[START]

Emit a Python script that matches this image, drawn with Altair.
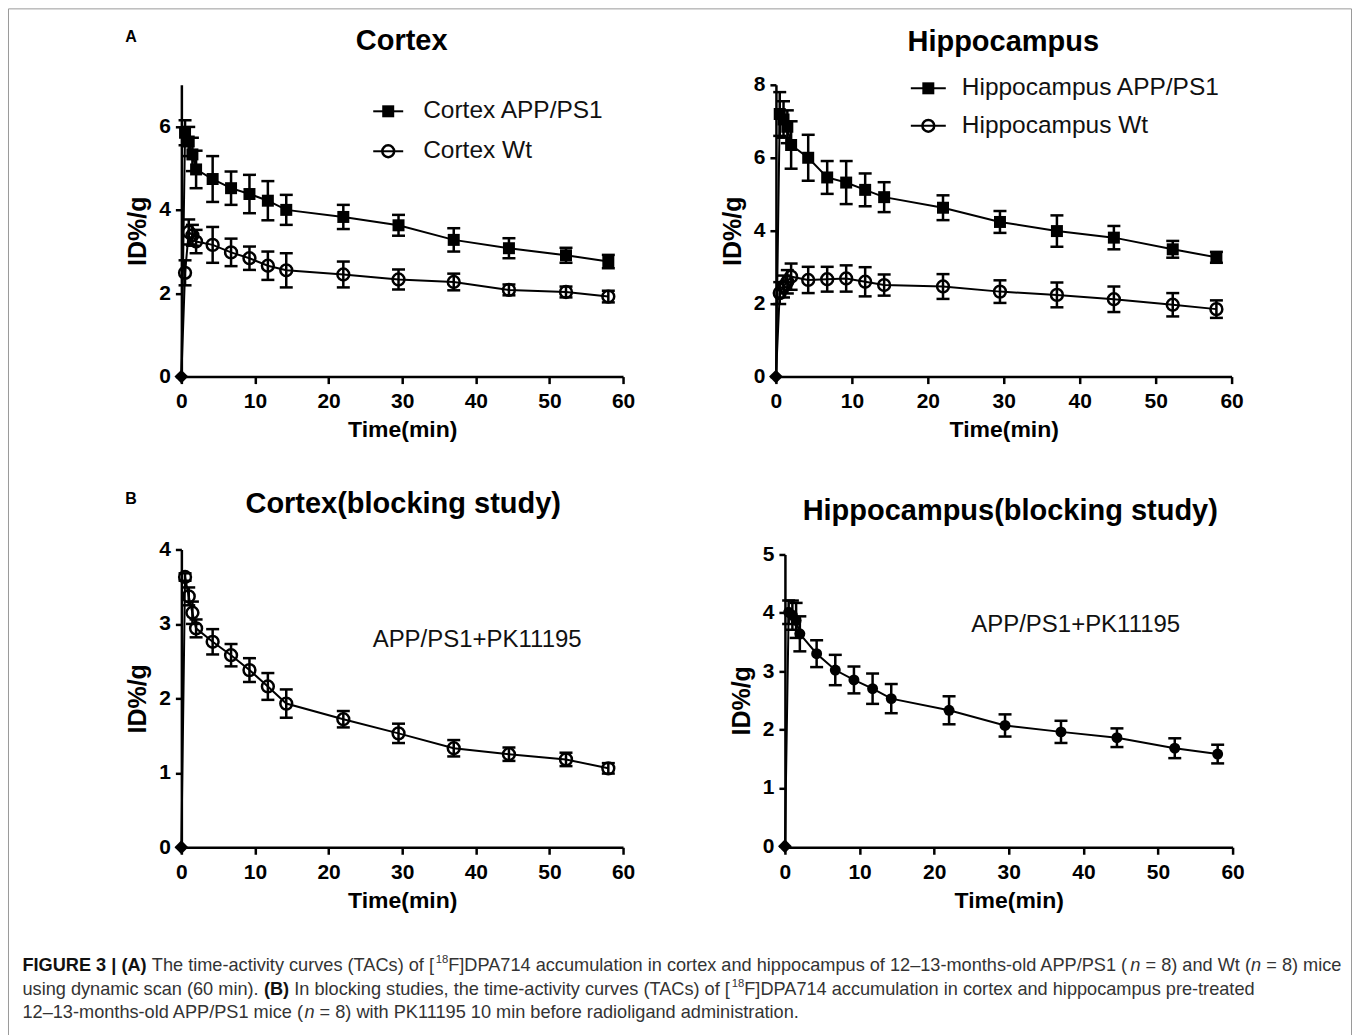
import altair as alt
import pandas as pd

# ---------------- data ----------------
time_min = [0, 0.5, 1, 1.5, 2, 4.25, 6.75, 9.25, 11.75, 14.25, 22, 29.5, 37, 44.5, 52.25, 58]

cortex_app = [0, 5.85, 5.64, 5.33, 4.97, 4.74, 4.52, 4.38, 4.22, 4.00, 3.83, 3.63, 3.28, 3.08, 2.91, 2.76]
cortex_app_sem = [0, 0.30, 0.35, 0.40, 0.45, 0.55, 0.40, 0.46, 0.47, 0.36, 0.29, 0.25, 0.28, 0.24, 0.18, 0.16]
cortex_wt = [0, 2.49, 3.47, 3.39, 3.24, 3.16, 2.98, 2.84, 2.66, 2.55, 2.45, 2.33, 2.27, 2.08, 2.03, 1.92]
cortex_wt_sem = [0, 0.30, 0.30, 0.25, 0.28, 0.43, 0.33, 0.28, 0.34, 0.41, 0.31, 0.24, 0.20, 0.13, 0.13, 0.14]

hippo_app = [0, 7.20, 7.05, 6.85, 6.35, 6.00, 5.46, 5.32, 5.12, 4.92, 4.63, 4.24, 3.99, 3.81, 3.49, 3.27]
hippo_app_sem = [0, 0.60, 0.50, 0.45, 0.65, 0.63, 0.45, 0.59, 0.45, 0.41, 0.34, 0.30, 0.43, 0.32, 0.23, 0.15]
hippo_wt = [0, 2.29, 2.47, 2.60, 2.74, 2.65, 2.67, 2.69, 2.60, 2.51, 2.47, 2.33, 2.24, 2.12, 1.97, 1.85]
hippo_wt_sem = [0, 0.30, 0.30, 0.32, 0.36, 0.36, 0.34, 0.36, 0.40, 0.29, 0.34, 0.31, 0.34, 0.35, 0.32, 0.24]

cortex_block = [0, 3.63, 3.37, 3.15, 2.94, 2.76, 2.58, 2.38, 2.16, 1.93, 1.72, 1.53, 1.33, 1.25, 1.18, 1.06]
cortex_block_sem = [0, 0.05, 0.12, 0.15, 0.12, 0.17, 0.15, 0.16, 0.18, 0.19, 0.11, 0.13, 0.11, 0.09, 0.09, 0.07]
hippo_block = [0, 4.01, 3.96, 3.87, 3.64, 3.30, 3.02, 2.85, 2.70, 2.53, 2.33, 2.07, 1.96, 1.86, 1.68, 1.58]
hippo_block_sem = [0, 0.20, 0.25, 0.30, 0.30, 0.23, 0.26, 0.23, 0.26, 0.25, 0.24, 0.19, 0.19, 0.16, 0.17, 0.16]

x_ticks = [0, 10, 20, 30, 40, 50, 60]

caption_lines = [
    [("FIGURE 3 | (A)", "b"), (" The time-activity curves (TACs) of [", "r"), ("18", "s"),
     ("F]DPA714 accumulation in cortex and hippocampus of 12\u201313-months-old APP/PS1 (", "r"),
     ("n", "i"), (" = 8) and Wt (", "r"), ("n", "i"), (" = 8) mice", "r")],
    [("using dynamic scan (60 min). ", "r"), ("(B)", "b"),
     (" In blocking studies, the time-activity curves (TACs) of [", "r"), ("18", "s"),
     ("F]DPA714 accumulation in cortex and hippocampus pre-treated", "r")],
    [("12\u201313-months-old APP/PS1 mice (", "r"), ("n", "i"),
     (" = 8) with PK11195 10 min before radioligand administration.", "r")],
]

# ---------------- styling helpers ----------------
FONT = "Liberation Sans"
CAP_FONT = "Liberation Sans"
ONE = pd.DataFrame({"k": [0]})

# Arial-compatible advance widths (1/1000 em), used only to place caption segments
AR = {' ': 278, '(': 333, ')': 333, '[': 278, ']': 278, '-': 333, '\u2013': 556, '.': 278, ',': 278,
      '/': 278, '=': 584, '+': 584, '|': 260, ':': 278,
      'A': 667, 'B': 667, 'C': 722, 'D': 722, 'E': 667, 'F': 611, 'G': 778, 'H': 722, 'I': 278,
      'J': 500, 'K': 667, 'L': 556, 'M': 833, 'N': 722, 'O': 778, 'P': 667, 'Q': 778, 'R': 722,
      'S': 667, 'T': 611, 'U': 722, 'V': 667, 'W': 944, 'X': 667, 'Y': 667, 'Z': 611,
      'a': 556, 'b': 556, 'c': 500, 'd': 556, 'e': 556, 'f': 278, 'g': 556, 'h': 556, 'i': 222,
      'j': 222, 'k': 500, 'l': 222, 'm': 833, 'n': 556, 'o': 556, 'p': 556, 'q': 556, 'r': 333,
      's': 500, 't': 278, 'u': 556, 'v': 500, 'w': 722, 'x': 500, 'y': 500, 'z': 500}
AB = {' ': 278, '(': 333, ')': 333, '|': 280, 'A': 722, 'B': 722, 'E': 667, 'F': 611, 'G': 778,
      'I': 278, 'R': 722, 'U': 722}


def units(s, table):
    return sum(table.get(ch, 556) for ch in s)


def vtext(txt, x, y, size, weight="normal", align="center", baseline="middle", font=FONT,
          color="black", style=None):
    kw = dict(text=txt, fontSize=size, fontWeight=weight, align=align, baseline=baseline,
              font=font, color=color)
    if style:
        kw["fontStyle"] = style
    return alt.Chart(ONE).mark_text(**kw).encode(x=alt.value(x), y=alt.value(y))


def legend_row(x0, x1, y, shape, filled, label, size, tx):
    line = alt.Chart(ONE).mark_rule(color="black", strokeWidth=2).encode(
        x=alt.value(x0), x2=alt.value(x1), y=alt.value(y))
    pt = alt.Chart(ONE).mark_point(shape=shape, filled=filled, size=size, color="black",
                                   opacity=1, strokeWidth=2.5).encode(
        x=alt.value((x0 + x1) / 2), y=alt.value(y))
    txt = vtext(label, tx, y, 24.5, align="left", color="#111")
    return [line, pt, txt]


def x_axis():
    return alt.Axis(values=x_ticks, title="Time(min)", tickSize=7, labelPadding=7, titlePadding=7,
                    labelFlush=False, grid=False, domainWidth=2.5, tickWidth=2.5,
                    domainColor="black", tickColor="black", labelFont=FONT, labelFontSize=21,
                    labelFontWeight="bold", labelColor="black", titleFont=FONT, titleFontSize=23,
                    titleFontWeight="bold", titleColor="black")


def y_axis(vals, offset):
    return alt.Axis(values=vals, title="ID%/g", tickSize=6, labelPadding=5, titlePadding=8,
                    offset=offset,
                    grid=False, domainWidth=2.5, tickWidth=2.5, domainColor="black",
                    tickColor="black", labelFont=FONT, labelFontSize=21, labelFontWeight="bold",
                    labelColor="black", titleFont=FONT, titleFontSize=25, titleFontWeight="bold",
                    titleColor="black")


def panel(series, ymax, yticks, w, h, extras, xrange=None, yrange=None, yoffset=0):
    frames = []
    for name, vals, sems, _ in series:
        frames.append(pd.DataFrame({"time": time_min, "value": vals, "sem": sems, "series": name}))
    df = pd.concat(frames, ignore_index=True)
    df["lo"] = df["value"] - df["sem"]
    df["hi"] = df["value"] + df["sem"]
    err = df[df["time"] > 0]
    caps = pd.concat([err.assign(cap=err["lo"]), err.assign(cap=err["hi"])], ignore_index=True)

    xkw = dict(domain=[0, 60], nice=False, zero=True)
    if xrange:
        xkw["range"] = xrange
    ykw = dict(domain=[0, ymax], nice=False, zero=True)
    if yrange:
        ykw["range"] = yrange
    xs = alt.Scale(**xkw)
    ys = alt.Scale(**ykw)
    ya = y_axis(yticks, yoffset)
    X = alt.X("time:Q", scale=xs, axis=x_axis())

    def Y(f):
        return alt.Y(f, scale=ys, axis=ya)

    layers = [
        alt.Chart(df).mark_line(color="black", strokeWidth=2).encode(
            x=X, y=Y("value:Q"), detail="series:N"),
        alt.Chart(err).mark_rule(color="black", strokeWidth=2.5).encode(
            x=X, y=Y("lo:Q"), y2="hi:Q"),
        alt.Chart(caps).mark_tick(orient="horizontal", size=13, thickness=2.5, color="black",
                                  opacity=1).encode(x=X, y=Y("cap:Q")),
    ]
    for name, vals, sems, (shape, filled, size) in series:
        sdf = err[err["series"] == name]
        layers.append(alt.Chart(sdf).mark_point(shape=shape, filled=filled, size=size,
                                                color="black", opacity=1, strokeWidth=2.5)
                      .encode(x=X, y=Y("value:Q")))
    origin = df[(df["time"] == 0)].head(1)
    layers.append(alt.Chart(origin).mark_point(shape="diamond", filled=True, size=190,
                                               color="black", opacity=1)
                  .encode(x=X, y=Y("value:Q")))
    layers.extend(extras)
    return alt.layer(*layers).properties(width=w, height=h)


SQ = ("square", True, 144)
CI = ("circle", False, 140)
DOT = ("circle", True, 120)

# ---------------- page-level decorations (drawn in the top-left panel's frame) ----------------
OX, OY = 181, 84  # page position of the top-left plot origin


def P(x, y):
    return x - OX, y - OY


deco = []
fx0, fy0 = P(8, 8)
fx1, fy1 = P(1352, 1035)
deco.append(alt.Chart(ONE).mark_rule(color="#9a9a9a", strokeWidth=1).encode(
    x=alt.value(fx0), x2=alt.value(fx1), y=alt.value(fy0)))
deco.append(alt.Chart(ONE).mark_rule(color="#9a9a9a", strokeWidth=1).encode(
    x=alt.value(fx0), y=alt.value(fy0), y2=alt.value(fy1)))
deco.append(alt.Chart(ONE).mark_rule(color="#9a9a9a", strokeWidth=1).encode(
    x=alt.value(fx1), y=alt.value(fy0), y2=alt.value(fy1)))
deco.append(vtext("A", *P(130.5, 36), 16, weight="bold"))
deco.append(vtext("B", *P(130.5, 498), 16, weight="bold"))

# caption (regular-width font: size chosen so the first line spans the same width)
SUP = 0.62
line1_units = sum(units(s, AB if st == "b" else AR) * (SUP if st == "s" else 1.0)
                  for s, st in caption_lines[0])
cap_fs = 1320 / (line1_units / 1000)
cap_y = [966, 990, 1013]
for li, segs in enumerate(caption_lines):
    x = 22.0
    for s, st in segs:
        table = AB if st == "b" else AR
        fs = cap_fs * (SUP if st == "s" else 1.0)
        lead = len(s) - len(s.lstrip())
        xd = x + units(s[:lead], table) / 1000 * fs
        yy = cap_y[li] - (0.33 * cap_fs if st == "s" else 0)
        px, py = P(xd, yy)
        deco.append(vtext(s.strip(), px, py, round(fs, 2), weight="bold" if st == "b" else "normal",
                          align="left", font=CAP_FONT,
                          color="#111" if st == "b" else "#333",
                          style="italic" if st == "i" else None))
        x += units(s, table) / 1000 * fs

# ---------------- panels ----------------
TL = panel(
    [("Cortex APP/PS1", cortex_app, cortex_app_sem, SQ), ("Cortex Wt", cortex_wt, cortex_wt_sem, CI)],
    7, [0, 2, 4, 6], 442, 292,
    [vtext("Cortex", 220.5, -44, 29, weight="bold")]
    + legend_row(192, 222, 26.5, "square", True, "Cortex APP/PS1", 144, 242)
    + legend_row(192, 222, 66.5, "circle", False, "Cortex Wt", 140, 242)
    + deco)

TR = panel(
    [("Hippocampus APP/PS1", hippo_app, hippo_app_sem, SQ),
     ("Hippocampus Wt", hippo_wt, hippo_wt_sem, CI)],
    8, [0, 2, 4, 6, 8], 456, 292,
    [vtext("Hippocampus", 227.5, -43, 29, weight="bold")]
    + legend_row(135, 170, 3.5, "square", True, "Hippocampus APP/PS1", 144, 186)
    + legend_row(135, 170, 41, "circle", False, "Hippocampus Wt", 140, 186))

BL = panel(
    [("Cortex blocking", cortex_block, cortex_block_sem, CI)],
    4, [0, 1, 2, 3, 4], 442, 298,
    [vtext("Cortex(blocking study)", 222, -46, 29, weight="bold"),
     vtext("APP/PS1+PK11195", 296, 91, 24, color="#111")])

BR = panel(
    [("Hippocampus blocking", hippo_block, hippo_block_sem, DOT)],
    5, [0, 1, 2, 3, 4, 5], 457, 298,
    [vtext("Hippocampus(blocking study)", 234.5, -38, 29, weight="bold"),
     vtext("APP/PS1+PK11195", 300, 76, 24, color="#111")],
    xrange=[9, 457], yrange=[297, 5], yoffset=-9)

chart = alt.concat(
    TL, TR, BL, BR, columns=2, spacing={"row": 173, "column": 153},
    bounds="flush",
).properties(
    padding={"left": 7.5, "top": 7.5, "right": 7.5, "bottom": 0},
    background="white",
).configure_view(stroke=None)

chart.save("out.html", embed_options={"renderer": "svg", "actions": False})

[END]

▶ [What needs to be done]:
Without any pictures, reproduce the lines from the first one in the material through the line that has "x_ticks = [0, 10, 20, 30, 40, 50, 60]", exactly as they appear.

▶ [Exercise result]:
Emit a Python script that matches this image, drawn with Altair.
import altair as alt
import pandas as pd

# ---------------- data ----------------
time_min = [0, 0.5, 1, 1.5, 2, 4.25, 6.75, 9.25, 11.75, 14.25, 22, 29.5, 37, 44.5, 52.25, 58]

cortex_app = [0, 5.85, 5.64, 5.33, 4.97, 4.74, 4.52, 4.38, 4.22, 4.00, 3.83, 3.63, 3.28, 3.08, 2.91, 2.76]
cortex_app_sem = [0, 0.30, 0.35, 0.40, 0.45, 0.55, 0.40, 0.46, 0.47, 0.36, 0.29, 0.25, 0.28, 0.24, 0.18, 0.16]
cortex_wt = [0, 2.49, 3.47, 3.39, 3.24, 3.16, 2.98, 2.84, 2.66, 2.55, 2.45, 2.33, 2.27, 2.08, 2.03, 1.92]
cortex_wt_sem = [0, 0.30, 0.30, 0.25, 0.28, 0.43, 0.33, 0.28, 0.34, 0.41, 0.31, 0.24, 0.20, 0.13, 0.13, 0.14]

hippo_app = [0, 7.20, 7.05, 6.85, 6.35, 6.00, 5.46, 5.32, 5.12, 4.92, 4.63, 4.24, 3.99, 3.81, 3.49, 3.27]
hippo_app_sem = [0, 0.60, 0.50, 0.45, 0.65, 0.63, 0.45, 0.59, 0.45, 0.41, 0.34, 0.30, 0.43, 0.32, 0.23, 0.15]
hippo_wt = [0, 2.29, 2.47, 2.60, 2.74, 2.65, 2.67, 2.69, 2.60, 2.51, 2.47, 2.33, 2.24, 2.12, 1.97, 1.85]
hippo_wt_sem = [0, 0.30, 0.30, 0.32, 0.36, 0.36, 0.34, 0.36, 0.40, 0.29, 0.34, 0.31, 0.34, 0.35, 0.32, 0.24]

cortex_block = [0, 3.63, 3.37, 3.15, 2.94, 2.76, 2.58, 2.38, 2.16, 1.93, 1.72, 1.53, 1.33, 1.25, 1.18, 1.06]
cortex_block_sem = [0, 0.05, 0.12, 0.15, 0.12, 0.17, 0.15, 0.16, 0.18, 0.19, 0.11, 0.13, 0.11, 0.09, 0.09, 0.07]
hippo_block = [0, 4.01, 3.96, 3.87, 3.64, 3.30, 3.02, 2.85, 2.70, 2.53, 2.33, 2.07, 1.96, 1.86, 1.68, 1.58]
hippo_block_sem = [0, 0.20, 0.25, 0.30, 0.30, 0.23, 0.26, 0.23, 0.26, 0.25, 0.24, 0.19, 0.19, 0.16, 0.17, 0.16]

x_ticks = [0, 10, 20, 30, 40, 50, 60]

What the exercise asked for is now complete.